Playing outside                                                                          5 points
Going to bed half an hour later                                               25 points
Playing video games (30 minutes)                                          30 points

5.3 Misbehaviour in public places is a specific challenge for parents with young children. It is important that parents state the rules clearly before entering a public area.
“When we’re in Checkers, the rule is that you stay by my side.”
“The second rule is no crying in front of the toy shelves.”

This can be reinforced with positive feedback as soon as the area is entered. “Well done, you’re walking right next to me!”

5.4 One of the most difficult things for parents is to realise that talking and explaining are highly ineffective for modifying behaviour in younger children; therefore less explaining, pleading and persuading, and more doing!

6. Older children’s behaviour problems:

6.1 Teenagers are not a different species, but merely immature versions of themselves. It is important to be aware of things that they do right (sometimes difficult in 13 to 14 year-olds) and to give plenty of positive feedback about it.

A family-based negotiation system can help deal with problems. The steps include:

Define the problem.
Everyone in the family writes down possible solutions (without criticising).
Discuss the possible solutions and decide on the one that is most acceptable to the majority.
Create a contract (with stipulated punishments if it is broken) and let everyone sign it.

6.2 Remember to devote the most energy to managing and changing things that really matter, like school work and social interaction and to focus less on things like music, clothing and absolute neatness.
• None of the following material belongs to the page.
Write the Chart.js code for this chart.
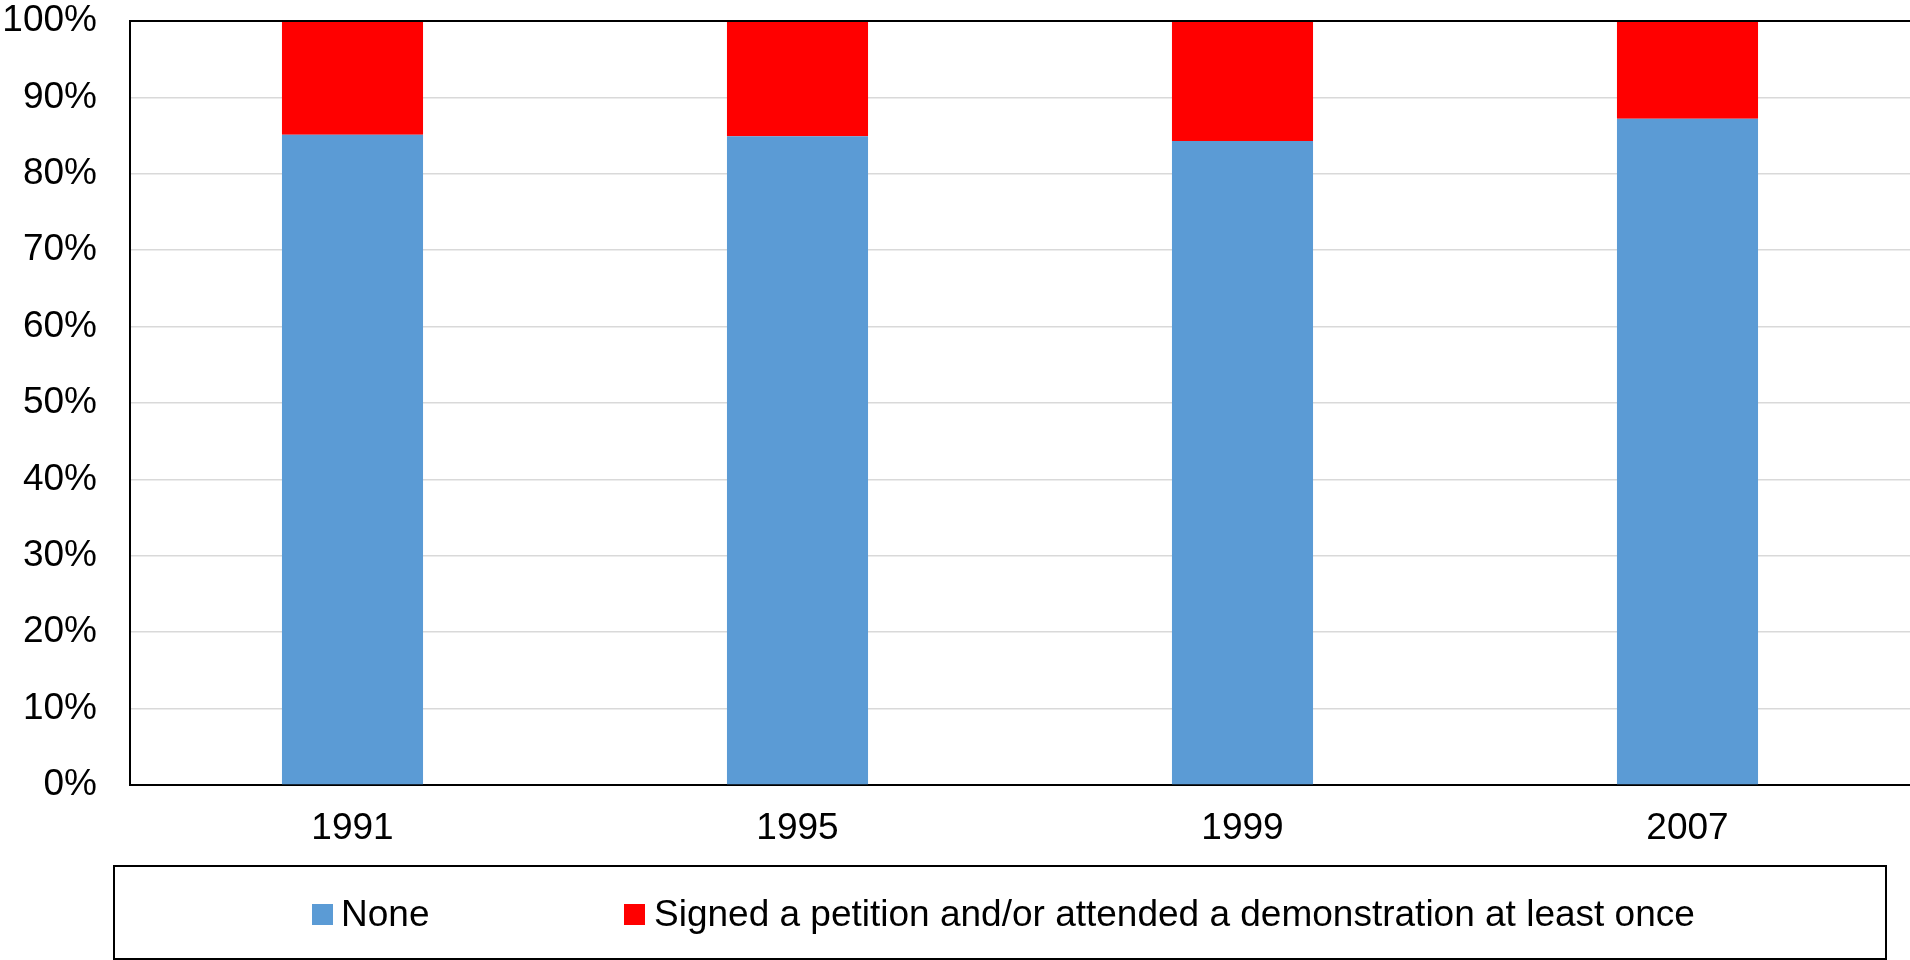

7. Some children with an oppositional disorder have immediate negative reactions to commands, refuse to acknowledge authority and blame others. They have an immature response which will sometimes respond well to a specific approach. The principles depend on the parent acknowledging the negative behaviour (without sarcasm or anger) and on the child being taught specific responses in order to be part of the solution.

A simple example:

“I can see you don’t want to do your homework today. What’s up?” This seldom leads to a response.

“Tomorrow’s homework is important, so let’s make a plan. Let’s work for twenty minutes and then you can go play outside for a bit before we start again”, or any suggestion by the parent or child that works or that defuses the situation. The response the child should learn is “I need to do my part” or “I can do it differently” or “There is more than one way to do it”.

8. At the end of the day, the parent should reflect and, for the sake of their own mental health, forgive. They should forgive their child, themselves and also other people who may have acted harshly towards the child. It is very important that unacceptable behaviour is not excused because the child has an attention span deficit, but that the disciplinary measures occur closer in time to the negative behaviour, with immediate feedback.

When a child experiences serious problems at school, measures can be attempted whereby the child gets regular feedback about his/her behaviour.

An example for a younger child is a card on the desk to which the teacher can draw his/her attention.

Sit still.
Raise your hand.
Keep working.
Don’t call out.

A learner can carry a behaviour card which each teacher can sign and give to a mentor/guardian during breaks.

It is important to not only focus on scales that evaluate attention deficit disorder, but that also those that evaluate quality-of-life, like the WFIRS-P, or scales that identify what time of day problems occur, like the D-TODS (Dundee-difficult time of day scale).

Information derived from this can guide us on where to focus with behaviour modification programmes, as well as to think about medication with a longer duration.